- EXERCISE OBJECTIVE
Gather all lines in the entries that include the word "this".

- RECORD EXTRACTS
########

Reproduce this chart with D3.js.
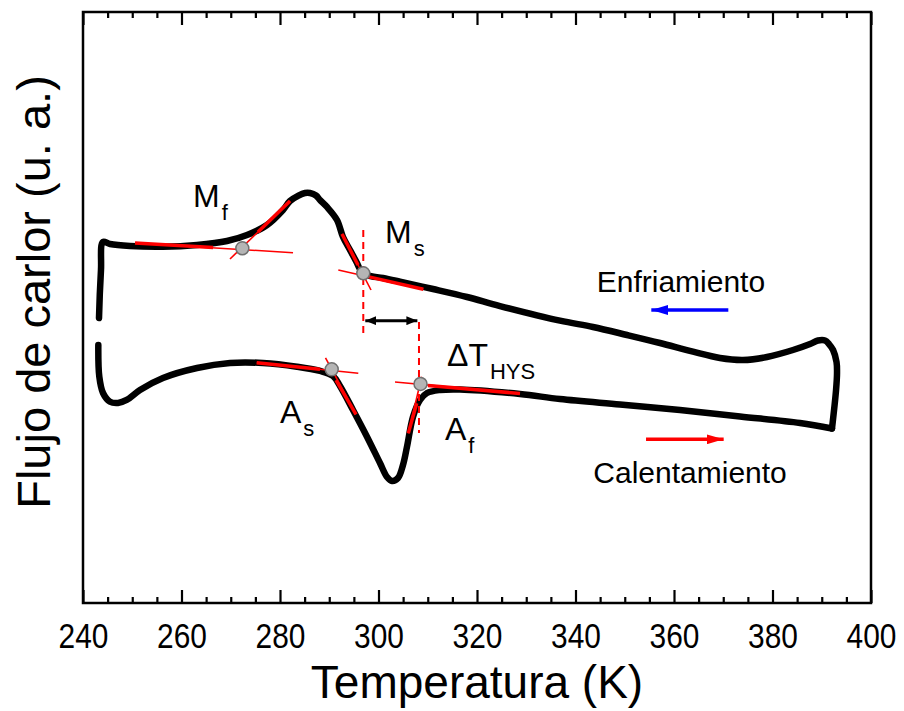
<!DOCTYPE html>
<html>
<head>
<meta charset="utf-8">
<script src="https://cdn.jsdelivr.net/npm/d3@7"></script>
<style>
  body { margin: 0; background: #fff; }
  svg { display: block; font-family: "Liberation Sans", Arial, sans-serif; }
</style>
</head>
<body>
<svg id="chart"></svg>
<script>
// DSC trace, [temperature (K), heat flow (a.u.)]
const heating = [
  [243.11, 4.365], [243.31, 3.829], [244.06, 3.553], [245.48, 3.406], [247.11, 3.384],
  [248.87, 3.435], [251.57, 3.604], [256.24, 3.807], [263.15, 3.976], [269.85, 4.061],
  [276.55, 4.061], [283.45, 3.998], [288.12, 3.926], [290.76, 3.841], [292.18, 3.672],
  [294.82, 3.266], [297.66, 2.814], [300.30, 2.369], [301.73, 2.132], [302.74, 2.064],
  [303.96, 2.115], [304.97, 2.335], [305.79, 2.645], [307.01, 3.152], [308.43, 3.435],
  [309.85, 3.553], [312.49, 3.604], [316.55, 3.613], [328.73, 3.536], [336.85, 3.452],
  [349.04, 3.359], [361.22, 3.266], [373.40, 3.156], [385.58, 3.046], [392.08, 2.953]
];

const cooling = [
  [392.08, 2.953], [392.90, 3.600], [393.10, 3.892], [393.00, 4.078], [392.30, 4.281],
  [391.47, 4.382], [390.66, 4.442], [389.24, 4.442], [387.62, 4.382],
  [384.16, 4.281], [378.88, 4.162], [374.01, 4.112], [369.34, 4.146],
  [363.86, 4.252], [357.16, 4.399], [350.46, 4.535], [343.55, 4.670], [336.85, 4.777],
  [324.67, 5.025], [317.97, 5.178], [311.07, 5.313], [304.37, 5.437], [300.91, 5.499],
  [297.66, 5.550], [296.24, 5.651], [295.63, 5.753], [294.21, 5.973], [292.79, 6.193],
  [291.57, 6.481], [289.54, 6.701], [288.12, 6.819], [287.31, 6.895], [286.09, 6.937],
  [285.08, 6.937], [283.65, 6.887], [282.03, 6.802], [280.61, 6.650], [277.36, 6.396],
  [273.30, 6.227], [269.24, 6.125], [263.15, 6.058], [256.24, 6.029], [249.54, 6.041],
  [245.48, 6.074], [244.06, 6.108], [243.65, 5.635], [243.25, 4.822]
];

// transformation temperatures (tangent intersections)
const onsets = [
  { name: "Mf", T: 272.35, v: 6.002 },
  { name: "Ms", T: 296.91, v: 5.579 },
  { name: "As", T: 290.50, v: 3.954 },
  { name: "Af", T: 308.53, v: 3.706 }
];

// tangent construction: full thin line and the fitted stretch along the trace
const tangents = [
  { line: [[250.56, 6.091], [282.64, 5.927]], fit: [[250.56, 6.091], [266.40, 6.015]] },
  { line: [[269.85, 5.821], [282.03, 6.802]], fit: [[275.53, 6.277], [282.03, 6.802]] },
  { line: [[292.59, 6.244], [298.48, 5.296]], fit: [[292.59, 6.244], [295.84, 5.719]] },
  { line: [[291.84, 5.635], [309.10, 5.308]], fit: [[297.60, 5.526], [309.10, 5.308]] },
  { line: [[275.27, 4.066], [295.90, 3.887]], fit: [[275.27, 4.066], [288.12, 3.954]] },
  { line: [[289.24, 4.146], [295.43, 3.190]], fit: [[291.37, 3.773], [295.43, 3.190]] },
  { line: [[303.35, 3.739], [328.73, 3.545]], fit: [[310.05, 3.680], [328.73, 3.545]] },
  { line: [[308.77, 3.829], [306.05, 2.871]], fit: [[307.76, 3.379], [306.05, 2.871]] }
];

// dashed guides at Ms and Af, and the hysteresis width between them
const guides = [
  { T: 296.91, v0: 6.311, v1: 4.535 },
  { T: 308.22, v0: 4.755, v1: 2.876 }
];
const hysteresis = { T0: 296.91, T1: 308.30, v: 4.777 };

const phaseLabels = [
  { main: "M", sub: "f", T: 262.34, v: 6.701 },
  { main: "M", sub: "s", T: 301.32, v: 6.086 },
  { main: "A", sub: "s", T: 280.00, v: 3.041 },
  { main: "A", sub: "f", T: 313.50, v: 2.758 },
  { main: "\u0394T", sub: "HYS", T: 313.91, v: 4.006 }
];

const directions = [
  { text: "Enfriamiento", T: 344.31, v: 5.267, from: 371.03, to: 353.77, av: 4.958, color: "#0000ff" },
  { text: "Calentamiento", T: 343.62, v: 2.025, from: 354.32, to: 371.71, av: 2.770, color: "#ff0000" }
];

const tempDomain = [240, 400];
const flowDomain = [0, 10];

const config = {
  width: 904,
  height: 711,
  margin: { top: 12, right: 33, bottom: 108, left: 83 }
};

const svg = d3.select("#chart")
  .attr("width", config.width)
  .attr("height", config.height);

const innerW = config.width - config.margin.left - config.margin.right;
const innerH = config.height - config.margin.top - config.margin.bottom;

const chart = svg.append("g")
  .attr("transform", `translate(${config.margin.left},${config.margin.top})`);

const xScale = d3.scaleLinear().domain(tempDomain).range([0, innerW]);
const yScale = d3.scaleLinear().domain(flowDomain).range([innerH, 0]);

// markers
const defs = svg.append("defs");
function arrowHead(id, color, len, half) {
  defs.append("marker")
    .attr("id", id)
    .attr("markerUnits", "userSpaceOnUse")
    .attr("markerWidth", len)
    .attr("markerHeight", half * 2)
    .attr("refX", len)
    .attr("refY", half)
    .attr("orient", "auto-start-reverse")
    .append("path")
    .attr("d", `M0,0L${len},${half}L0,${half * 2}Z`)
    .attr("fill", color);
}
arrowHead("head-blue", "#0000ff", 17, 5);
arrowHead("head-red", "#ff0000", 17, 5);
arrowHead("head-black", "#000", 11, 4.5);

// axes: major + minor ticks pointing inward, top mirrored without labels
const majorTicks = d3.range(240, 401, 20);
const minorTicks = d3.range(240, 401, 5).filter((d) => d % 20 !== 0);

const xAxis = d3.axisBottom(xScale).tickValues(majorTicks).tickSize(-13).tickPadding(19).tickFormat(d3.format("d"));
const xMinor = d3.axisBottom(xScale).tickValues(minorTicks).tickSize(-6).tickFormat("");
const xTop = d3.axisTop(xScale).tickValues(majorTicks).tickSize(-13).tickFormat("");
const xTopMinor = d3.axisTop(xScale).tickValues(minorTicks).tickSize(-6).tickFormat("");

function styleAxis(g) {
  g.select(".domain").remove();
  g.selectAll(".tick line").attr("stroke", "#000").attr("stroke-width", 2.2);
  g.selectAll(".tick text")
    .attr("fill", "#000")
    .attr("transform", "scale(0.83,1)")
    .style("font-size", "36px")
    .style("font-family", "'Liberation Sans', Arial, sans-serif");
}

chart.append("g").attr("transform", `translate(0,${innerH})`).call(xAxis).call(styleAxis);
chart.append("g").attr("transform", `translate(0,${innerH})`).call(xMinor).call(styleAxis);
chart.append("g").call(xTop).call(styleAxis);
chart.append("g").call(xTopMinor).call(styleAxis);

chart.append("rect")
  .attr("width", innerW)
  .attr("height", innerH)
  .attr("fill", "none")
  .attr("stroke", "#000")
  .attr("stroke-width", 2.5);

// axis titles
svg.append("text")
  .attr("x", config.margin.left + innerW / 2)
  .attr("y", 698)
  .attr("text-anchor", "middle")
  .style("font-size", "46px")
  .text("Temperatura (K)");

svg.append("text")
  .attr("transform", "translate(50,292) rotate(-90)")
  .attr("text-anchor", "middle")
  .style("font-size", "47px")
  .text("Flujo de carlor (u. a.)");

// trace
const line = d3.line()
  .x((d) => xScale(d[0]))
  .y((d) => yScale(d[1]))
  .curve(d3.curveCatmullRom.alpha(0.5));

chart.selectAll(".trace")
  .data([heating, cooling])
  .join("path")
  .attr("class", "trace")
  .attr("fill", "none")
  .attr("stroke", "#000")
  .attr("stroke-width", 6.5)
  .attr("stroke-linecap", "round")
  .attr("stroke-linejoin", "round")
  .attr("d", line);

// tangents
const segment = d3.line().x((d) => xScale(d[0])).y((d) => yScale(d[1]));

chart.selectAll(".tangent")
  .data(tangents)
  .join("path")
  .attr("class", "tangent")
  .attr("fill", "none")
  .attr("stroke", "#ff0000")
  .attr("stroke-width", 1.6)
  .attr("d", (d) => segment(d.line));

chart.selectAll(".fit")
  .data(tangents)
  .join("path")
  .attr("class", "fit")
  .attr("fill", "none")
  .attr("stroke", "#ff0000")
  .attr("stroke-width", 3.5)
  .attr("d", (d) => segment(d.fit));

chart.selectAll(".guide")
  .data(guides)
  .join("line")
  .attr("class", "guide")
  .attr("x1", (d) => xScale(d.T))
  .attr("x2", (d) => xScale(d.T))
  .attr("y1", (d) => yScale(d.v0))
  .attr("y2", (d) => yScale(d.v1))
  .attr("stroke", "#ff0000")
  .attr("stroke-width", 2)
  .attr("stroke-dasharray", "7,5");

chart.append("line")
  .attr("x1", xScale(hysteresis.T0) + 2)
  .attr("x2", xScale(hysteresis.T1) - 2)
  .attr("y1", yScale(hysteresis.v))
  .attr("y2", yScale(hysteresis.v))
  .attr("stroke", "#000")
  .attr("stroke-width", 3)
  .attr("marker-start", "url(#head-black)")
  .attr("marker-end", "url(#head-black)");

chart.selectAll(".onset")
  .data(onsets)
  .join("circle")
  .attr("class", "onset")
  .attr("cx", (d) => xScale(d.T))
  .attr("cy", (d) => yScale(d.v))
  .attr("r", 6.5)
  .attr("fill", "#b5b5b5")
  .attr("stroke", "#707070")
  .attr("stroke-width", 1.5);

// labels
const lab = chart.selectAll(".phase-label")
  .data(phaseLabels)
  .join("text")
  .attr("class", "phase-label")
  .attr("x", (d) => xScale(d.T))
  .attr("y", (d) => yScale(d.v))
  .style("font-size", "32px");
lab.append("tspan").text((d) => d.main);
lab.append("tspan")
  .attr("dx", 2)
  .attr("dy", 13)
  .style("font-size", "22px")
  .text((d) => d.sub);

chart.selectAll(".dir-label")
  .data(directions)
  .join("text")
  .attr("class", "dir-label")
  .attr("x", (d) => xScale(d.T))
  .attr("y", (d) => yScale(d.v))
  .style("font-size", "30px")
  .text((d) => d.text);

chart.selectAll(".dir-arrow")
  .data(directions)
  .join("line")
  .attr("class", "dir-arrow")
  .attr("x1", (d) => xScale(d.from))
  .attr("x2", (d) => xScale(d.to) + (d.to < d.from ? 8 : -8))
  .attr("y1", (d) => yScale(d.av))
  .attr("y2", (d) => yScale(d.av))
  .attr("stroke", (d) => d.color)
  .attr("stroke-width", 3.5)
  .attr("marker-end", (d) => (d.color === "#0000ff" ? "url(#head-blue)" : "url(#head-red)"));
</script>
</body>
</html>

########

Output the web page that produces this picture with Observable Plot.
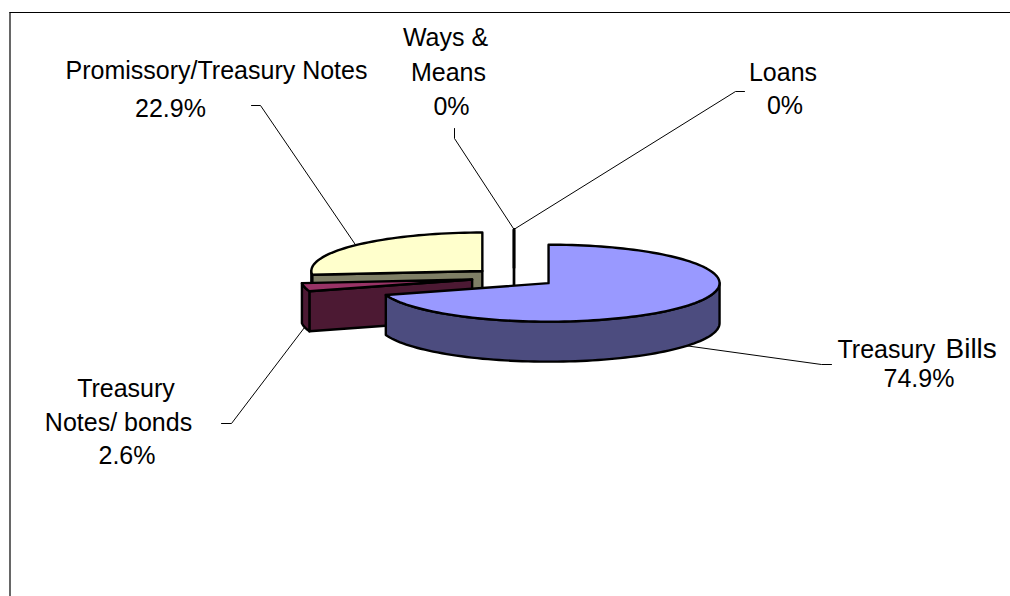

########

- EXERCISE SOLUTION
Reproduce this chart with D3.js.
Output the web page that produces this picture with Observable Plot.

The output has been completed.